The Picasso etching shattered the previous auction record for a single print, previously held by Edvard Munch's Vampire II, which made $2.7 million in 2007. Last week, Picasso works brought strong prices during Christie's prints and multiples sales.

Picasso wasn't the only modern master having a bad night. A 1956 gray Giacometti painting, Homme, estimated to go for more than $7 million, failed to sell. The consignor was collector Donald Bryant, Jr., according to a dealer.

A cluster of Surrealist material showed strength. The priciest lot was Max Ernst's 1941 painting The Stolen Mirror, which more than doubled the $6-million high estimate, selling to an unnamed European private collector for $16.3 million.

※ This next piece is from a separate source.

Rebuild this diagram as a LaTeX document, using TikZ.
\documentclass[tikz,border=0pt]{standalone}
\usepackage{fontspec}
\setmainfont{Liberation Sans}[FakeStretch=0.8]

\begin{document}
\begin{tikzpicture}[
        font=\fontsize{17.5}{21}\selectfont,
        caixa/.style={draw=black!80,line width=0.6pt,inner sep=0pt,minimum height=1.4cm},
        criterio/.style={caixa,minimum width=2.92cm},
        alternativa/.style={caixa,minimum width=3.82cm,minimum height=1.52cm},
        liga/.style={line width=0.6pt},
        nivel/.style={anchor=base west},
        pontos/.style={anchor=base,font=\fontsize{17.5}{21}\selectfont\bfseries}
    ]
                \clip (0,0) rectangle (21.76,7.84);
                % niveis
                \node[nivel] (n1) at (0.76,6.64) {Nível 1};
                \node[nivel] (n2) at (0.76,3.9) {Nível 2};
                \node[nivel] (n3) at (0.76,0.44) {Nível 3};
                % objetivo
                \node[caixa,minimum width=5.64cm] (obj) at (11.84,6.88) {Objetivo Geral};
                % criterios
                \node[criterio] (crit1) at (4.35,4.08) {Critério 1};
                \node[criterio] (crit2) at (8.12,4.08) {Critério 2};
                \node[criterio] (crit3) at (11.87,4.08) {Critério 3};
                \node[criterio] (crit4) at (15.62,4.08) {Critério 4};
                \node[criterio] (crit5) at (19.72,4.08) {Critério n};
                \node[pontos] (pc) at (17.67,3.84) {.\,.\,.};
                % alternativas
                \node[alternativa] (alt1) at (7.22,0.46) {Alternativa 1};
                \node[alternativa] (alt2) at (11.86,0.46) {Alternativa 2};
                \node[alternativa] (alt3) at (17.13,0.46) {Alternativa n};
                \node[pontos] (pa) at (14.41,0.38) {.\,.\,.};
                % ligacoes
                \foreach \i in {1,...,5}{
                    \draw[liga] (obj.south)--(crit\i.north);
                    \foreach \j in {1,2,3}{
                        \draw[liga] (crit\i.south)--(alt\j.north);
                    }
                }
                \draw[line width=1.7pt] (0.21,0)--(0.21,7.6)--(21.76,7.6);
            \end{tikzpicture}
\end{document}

The price was more than triple the artist's previous auction record. The fantastical landscape is filled with touches of "decalcomania," a technique in which paper is applied to wet paint and peeled off for a marbled effect. The work also features a pair of nude nymphs thought to be inspired by Ernst's lover, the Surrealist painter Leonora Carrington. A cloudy sky dominates the top half of the painting, hovering over a magical paradise inhabited by long-haired women and a menagerie of strange animals.

A spare salmon-hued René Magritte also fared well. Les Vacances de Hegel, a mysterious 1958 oil painting of a glass of water perched on a black umbrella, sold to an unnamed American collector for $10.2 million. "It's a big price, but it has appeal for a contemporary collector," said Emmanuel Di Donna, of Blain/Di Donna, a new Madison Avenue gallery. "There's something very graphic and provoking about this kind of imagery. It's not about pretty, it's about the brain and thinking."

Museums were among the evening's sellers. MoMA's 1941 Paul Delvaux Les Mains, featuring nude women gazing at their hands, sold for $6.6 million, just above the $6- million low estimate. The buyer was an unnamed U.S. collector bidding by phone. The Art Institute of Chicago sold Barbara Hepworth's 1961-62 abstract white alabaster Two Forms Pierced. Estimated to sell for more than $300,000, the work made $650,500.

Another bright spot was Constantin Brancusi's Le Premier Cri, a 10-inch-long polished bronze head conceived in 1917. Estimated to sell for up to $10 million, the head sold to a European phone bidder for $14.9 million. Gagosian was the underbidder.

[Final sales prices include Christie's buyer fees. Estimates do not.]

Sotheby's Impressionist and modern sale takes place tonight.

"Tonight will do better," Benador predicted. "I'm sure Sotheby's is calling every single owner to lower the reserves."